Sahip Ata Museum
- Coordinates: 37°52′03″N 32°29′40″E﻿ / ﻿37.86750°N 32.49444°E
- Type: Ethnography
- Collections: Seljuks, Ottoman Empire
- Owner: Directorate General of Foundations

= Sahip Ata Museum =

Museum in Konya, Turkey

Sahip Ata Museum is an ethnography museum in Konya, Turkey. It is under the supervision of Directorate General of Foundations.

==Location==
The museum at is in Meram secondary municipality in Konya. Both the archaeology museum and the ethnography museum of Konya are close to Sahip Ata Museum.

==History==
The museum is a part of Sahip Ata building complex. Sahip Ata was a vizier, equivalent to government minister in modern time, of the Sultanate of Rum in the second half of the 13th century. The complex was composed of a mosque, a madrasa, a hammam and a number of fund-raising shops for the maintenance of the building complex. The tomb of Sahip Ata is also situated inside the complex.
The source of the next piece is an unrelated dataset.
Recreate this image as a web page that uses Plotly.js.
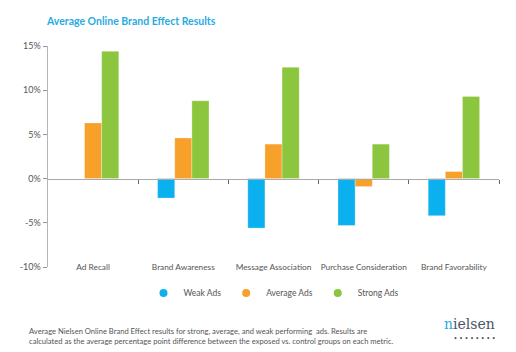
<!DOCTYPE html>
<html>
<head>
<meta charset="utf-8">
<script src="https://cdn.plot.ly/plotly-3.0.1.min.js"></script>
<style>html,body{margin:0;padding:0;background:#fff;}#chart{width:516px;height:352px;}</style>
</head>
<body>
<div id="chart"></div>
<script>
const categories = ["Ad Recall", "Brand Awareness", "Message Association", "Purchase Consideration", "Brand Favorability"];
const weakAds = [null, -2.2, -5.6, -5.3, -4.2];
const averageAds = [6.3, 4.6, 3.9, -0.9, 0.8];
const strongAds = [14.4, 8.8, 12.6, 3.9, 9.3];
const seriesNames = ["Weak Ads", "Average Ads", "Strong Ads"];
const seriesColors = ["#0bb0ee", "#f7a02a", "#8cc63f"];
const yTickVals = [-10, -5, 0, 5, 10, 15];
const yTickText = ["-10%", "-5%", "0%", "5%", "10%", "15%"];
const footnote = "Average Nielsen Online Brand Effect results for strong, average, and weak performing  ads. Results are<br>calculated as the average percentage point difference between the exposed vs. control groups on each metric.";

const font = "Lato, 'Open Sans', sans-serif";
const values = [weakAds, averageAds, strongAds];
const traces = [];
values.forEach((v, i) => {
  traces.push({
    type: "bar", x: categories, y: v, name: seriesNames[i],
    marker: {color: seriesColors[i], line: {color: "rgba(255,255,255,0.6)", width: 0.5}},
    showlegend: false, hoverinfo: "skip"
  });
});
values.forEach((v, i) => {
  traces.push({
    type: "scatter", mode: "markers", x: [null], y: [null], name: seriesNames[i],
    marker: {color: seriesColors[i], symbol: "circle", size: 8}, showlegend: true
  });
});
traces.push({type: "scatter", x: [0], y: [0], xaxis: "x2", yaxis: "y", mode: "markers",
  marker: {opacity: 0}, showlegend: false, hoverinfo: "skip"});

const layout = {
  width: 516, height: 352,
  margin: {l: 48, r: 17, t: 46, b: 85},
  paper_bgcolor: "#fff", plot_bgcolor: "#fff",
  font: {family: font, color: "#555", size: 9},
  barmode: "group", bargap: 0.43, bargroupgap: 0,
  title: {text: "Average Online Brand Effect Results", x: 47 / 516, xref: "container", xanchor: "left",
          y: 1 - 21 / 352, yref: "container", yanchor: "middle",
          font: {family: font, size: 10.5, color: "#29abe2", weight: 700}},
  xaxis: {type: "category", showline: false, ticks: "", zeroline: false, showgrid: false,
          tickangle: 0, tickfont: {size: 8.3, color: "#555"}, ticklabelstandoff: -6, fixedrange: true},
  xaxis2: {overlaying: "x", anchor: "free", position: 0.4, side: "bottom", range: [-0.5, 4.5],
           tickvals: [0.5, 1.5, 2.5, 3.5, 4.5], showticklabels: false, ticks: "outside",
           ticklen: 4, tickcolor: "#666", tickwidth: 1, showline: true, linecolor: "#a9a9a9",
           linewidth: 1, showgrid: false, zeroline: false, layer: "above traces"},
  yaxis: {range: [-10, 15], tickvals: yTickVals, ticktext: yTickText, showgrid: false,
          zeroline: false, showline: true, linecolor: "#b5b5b5", linewidth: 1.5,
          ticks: "outside", ticklen: 4, tickcolor: "#999", tickfont: {size: 9, color: "#555"}},
  legend: {orientation: "h", x: 0.5, xanchor: "center", y: -0.118, yanchor: "middle",
           font: {size: 8.5, color: "#555"}, itemwidth: 30},
  annotations: [
    {text: footnote, xref: "paper", yref: "paper", x: -0.046, xanchor: "left", y: -0.31, yanchor: "middle",
     showarrow: false, align: "left", font: {size: 7.6, color: "#555"}},
    {text: "<span style='color:#29abe2'>n</span>ielsen", xref: "paper", yref: "paper", x: 0.996, xanchor: "right",
     y: -0.26, yanchor: "middle", showarrow: false,
     font: {family: "'DejaVu Serif', 'Liberation Serif', serif", size: 14, color: "#4a5668"}},
    {text: "•  •  •  •  •  •  •  •", xref: "paper", yref: "paper", x: 0.996, xanchor: "right",
     y: -0.32, yanchor: "middle", showarrow: false, font: {size: 5, color: "#4a5668"}}
  ]
};
Plotly.newPlot("chart", traces, layout, {staticPlot: true, displayModeBar: false});
</script>
</body>
</html>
The construction began in 1258, and it was completed in 1277. The name of the architect was Kölük.
During the Ottoman Empire period, the complex underwent restoration works in 1570, 1702, 1825 and 1848. During the Republican period, further restorations took place in 1945 and 2006. Following the last restoration, it was developed as a museum.

==Exhibited items==
The museum exhibits 220 ethnographic items. The items are historical artifacts collected from various mosques in the provinces Konya, Aksaray and Karaman. These are carpets, hand-written Qurans, candelabras, swords, beads, etc. The wooden doors from the mosques are especially notable. There are also stone artifacts, original firmans and a historical wall clock. Admission to the museum is free of charge.